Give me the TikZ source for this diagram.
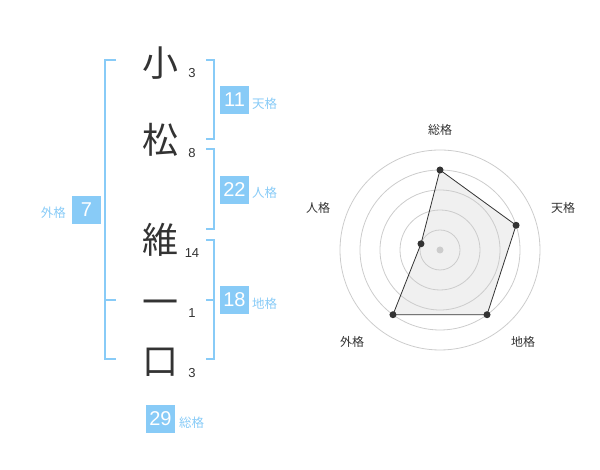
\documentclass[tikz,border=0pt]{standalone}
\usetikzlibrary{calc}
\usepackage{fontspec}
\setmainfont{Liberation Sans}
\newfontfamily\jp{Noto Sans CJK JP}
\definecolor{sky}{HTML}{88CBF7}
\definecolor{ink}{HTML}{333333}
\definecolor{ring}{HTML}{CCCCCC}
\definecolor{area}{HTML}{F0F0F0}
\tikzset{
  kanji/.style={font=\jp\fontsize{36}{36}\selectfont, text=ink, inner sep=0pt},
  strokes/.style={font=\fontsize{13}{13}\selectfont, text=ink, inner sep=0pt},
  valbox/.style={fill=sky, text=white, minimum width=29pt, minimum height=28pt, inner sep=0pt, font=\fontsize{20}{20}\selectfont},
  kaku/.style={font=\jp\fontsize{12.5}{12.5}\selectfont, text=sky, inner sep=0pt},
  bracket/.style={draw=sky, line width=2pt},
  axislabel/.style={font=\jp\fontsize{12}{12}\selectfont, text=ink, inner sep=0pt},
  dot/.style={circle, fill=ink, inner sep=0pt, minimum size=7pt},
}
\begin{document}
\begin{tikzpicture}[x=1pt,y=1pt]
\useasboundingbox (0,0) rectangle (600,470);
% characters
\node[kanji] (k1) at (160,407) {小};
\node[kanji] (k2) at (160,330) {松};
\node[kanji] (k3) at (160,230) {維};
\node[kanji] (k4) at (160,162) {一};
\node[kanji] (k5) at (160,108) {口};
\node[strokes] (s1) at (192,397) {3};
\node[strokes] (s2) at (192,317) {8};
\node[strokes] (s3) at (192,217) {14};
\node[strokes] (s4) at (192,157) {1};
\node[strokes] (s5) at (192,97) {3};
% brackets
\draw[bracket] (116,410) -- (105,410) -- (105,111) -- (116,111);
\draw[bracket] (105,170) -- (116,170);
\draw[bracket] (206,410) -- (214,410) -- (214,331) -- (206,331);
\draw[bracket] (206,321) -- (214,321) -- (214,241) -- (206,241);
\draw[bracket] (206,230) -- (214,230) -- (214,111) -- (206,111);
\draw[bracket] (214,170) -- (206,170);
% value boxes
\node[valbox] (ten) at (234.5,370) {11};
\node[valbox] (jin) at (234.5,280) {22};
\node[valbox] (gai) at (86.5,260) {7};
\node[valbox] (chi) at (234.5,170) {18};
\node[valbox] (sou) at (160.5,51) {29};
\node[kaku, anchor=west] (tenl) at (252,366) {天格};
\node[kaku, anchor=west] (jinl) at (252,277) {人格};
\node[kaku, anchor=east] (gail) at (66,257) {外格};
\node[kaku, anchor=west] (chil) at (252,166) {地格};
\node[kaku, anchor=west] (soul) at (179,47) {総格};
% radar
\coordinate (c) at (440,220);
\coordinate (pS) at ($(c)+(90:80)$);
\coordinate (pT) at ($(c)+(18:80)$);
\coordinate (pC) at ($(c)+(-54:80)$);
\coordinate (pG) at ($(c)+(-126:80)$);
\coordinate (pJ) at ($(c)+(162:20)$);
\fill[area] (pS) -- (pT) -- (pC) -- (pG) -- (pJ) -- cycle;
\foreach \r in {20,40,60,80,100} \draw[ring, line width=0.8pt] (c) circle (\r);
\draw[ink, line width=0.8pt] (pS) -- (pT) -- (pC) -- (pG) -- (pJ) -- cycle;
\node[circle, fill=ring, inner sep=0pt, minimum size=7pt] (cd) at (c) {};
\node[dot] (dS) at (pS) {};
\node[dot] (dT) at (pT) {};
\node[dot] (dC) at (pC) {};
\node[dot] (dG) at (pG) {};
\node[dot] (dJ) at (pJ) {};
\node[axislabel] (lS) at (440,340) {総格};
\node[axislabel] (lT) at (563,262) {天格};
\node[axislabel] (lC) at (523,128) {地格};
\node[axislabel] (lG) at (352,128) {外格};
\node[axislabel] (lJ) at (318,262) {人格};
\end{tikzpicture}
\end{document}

* _Job_:
Repeat the data exactly in full, omitting its pictures.

* _Task solution_:
Give me the TikZ source for this diagram.
\documentclass[tikz,border=0pt]{standalone}
\usetikzlibrary{calc}
\usepackage{fontspec}
\setmainfont{Liberation Sans}
\newfontfamily\jp{Noto Sans CJK JP}
\definecolor{sky}{HTML}{88CBF7}
\definecolor{ink}{HTML}{333333}
\definecolor{ring}{HTML}{CCCCCC}
\definecolor{area}{HTML}{F0F0F0}
\tikzset{
  kanji/.style={font=\jp\fontsize{36}{36}\selectfont, text=ink, inner sep=0pt},
  strokes/.style={font=\fontsize{13}{13}\selectfont, text=ink, inner sep=0pt},
  valbox/.style={fill=sky, text=white, minimum width=29pt, minimum height=28pt, inner sep=0pt, font=\fontsize{20}{20}\selectfont},
  kaku/.style={font=\jp\fontsize{12.5}{12.5}\selectfont, text=sky, inner sep=0pt},
  bracket/.style={draw=sky, line width=2pt},
  axislabel/.style={font=\jp\fontsize{12}{12}\selectfont, text=ink, inner sep=0pt},
  dot/.style={circle, fill=ink, inner sep=0pt, minimum size=7pt},
}
\begin{document}
\begin{tikzpicture}[x=1pt,y=1pt]
\useasboundingbox (0,0) rectangle (600,470);
% characters
\node[kanji] (k1) at (160,407) {小};
\node[kanji] (k2) at (160,330) {松};
\node[kanji] (k3) at (160,230) {維};
\node[kanji] (k4) at (160,162) {一};
\node[kanji] (k5) at (160,108) {口};
\node[strokes] (s1) at (192,397) {3};
\node[strokes] (s2) at (192,317) {8};
\node[strokes] (s3) at (192,217) {14};
\node[strokes] (s4) at (192,157) {1};
\node[strokes] (s5) at (192,97) {3};
% brackets
\draw[bracket] (116,410) -- (105,410) -- (105,111) -- (116,111);
\draw[bracket] (105,170) -- (116,170);
\draw[bracket] (206,410) -- (214,410) -- (214,331) -- (206,331);
\draw[bracket] (206,321) -- (214,321) -- (214,241) -- (206,241);
\draw[bracket] (206,230) -- (214,230) -- (214,111) -- (206,111);
\draw[bracket] (214,170) -- (206,170);
% value boxes
\node[valbox] (ten) at (234.5,370) {11};
\node[valbox] (jin) at (234.5,280) {22};
\node[valbox] (gai) at (86.5,260) {7};
\node[valbox] (chi) at (234.5,170) {18};
\node[valbox] (sou) at (160.5,51) {29};
\node[kaku, anchor=west] (tenl) at (252,366) {天格};
\node[kaku, anchor=west] (jinl) at (252,277) {人格};
\node[kaku, anchor=east] (gail) at (66,257) {外格};
\node[kaku, anchor=west] (chil) at (252,166) {地格};
\node[kaku, anchor=west] (soul) at (179,47) {総格};
% radar
\coordinate (c) at (440,220);
\coordinate (pS) at ($(c)+(90:80)$);
\coordinate (pT) at ($(c)+(18:80)$);
\coordinate (pC) at ($(c)+(-54:80)$);
\coordinate (pG) at ($(c)+(-126:80)$);
\coordinate (pJ) at ($(c)+(162:20)$);
\fill[area] (pS) -- (pT) -- (pC) -- (pG) -- (pJ) -- cycle;
\foreach \r in {20,40,60,80,100} \draw[ring, line width=0.8pt] (c) circle (\r);
\draw[ink, line width=0.8pt] (pS) -- (pT) -- (pC) -- (pG) -- (pJ) -- cycle;
\node[circle, fill=ring, inner sep=0pt, minimum size=7pt] (cd) at (c) {};
\node[dot] (dS) at (pS) {};
\node[dot] (dT) at (pT) {};
\node[dot] (dC) at (pC) {};
\node[dot] (dG) at (pG) {};
\node[dot] (dJ) at (pJ) {};
\node[axislabel] (lS) at (440,340) {総格};
\node[axislabel] (lT) at (563,262) {天格};
\node[axislabel] (lC) at (523,128) {地格};
\node[axislabel] (lG) at (352,128) {外格};
\node[axislabel] (lJ) at (318,262) {人格};
\end{tikzpicture}
\end{document}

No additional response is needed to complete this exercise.